Y aquí es donde el asunto se complica. Porque, ¿quién tiene la razón, mi amigo de Tokio o yo? Los indiferentes dicen: «Nadie», o «Todos en alguna medida», y tratan así de salirse del juego, de posicionarse sobre él, de afirmar que la verdadera superioridad, la sabiduría, el «ser buenas personas», consiste en no jugar. Se imaginan que acaso, si todos actuáramos como ellos, el mundo sería un lugar pacífico y próspero. Por supuesto, si todos actuáramos como ellos, el mundo estaría anclado en la esclavitud, en las monarquías absolutas o el feudalismo: mujeres y minorías vivirían para siempre en la opresión obscena en la que se han pasado la mayor parte de la historia, la jornada laboral se extendería indefinidamente, la pobreza conllevaría una esperanza de vida ínfima, etc.

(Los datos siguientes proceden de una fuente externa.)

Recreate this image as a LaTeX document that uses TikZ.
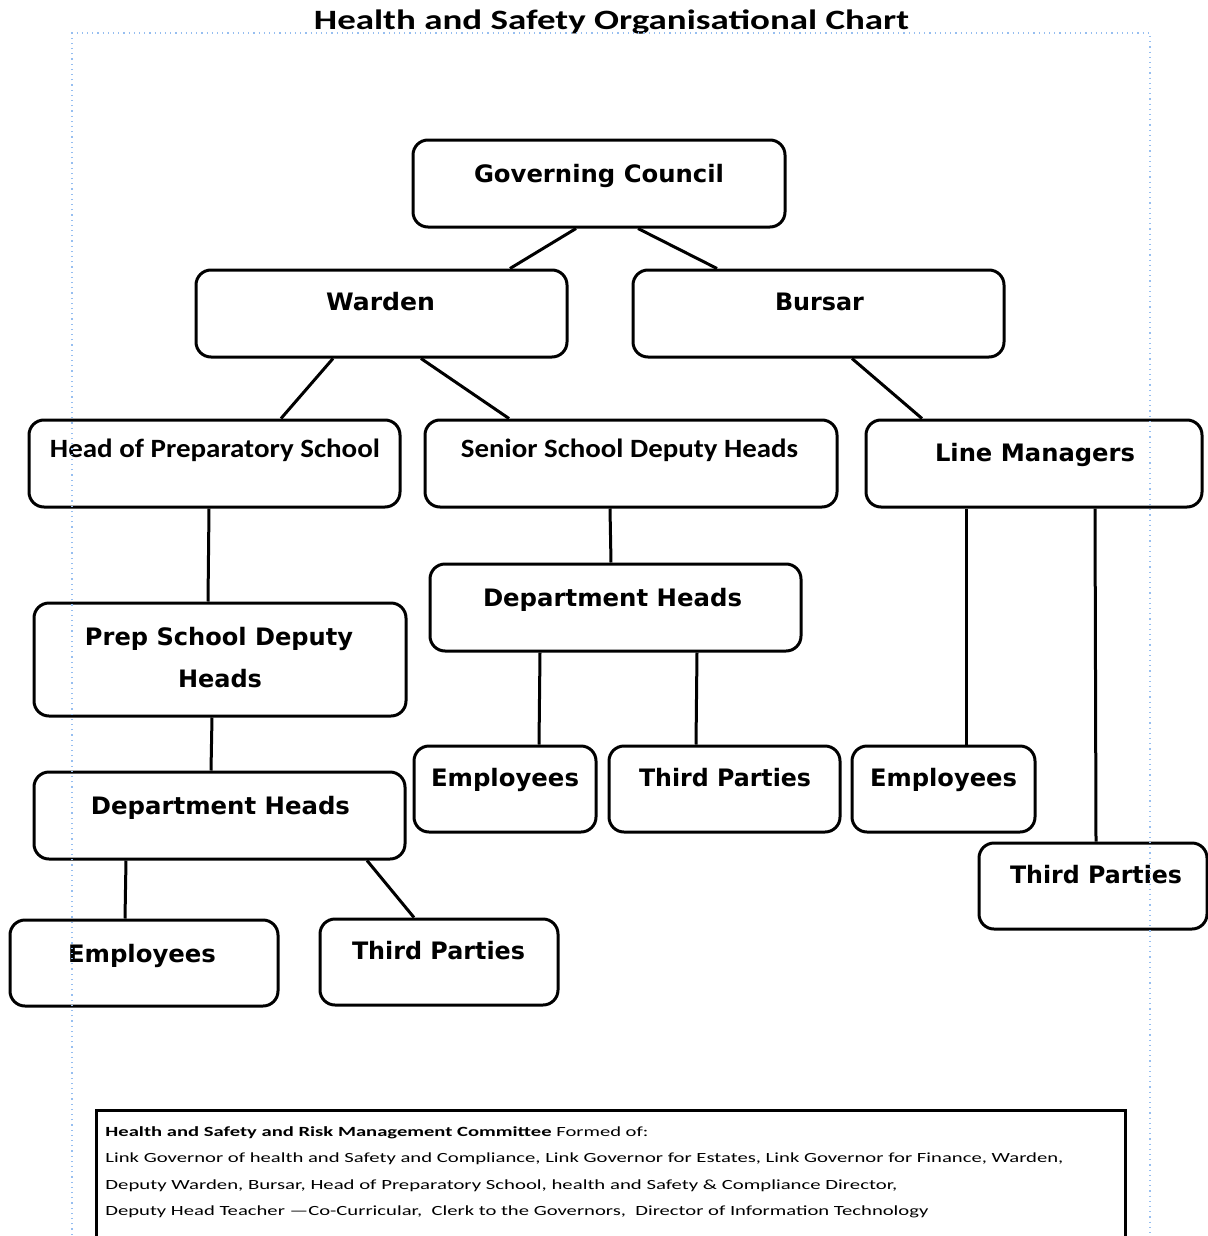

«La razón» no existe, sino que se define en el juego, en la lucha, a veces dialéctica y a veces violenta (la violencia es la extensión de la palabra). Puesto que todo lo que existe son nuestras ubicaciones respectivas, yo tengo la obligación moral de comunicar la mía para relativizar la tuya, la de Biden, la de mi amigo de Tokio. El mundo es la suma total de nuestras posiciones, y por lo tanto participar en él (y modificarlo, aunque sea en la pequeña medida de nuestra insignificancia) consiste en declarar, bien alto y claro: «Estoy aquí». Con ello constatamos, sí, las distancias que nos separan, pero contribuimos también a reducirlas (¿cuántas personas debaten hoy el derecho de la mujer al voto, o la ley del divorcio o, mucho más reciente, el matrimonio homosexual, temas todos que suscitaron en su momento enfrentamientos furiosos?) mientras avanzamos juntos en la larga marcha errabunda de la historia.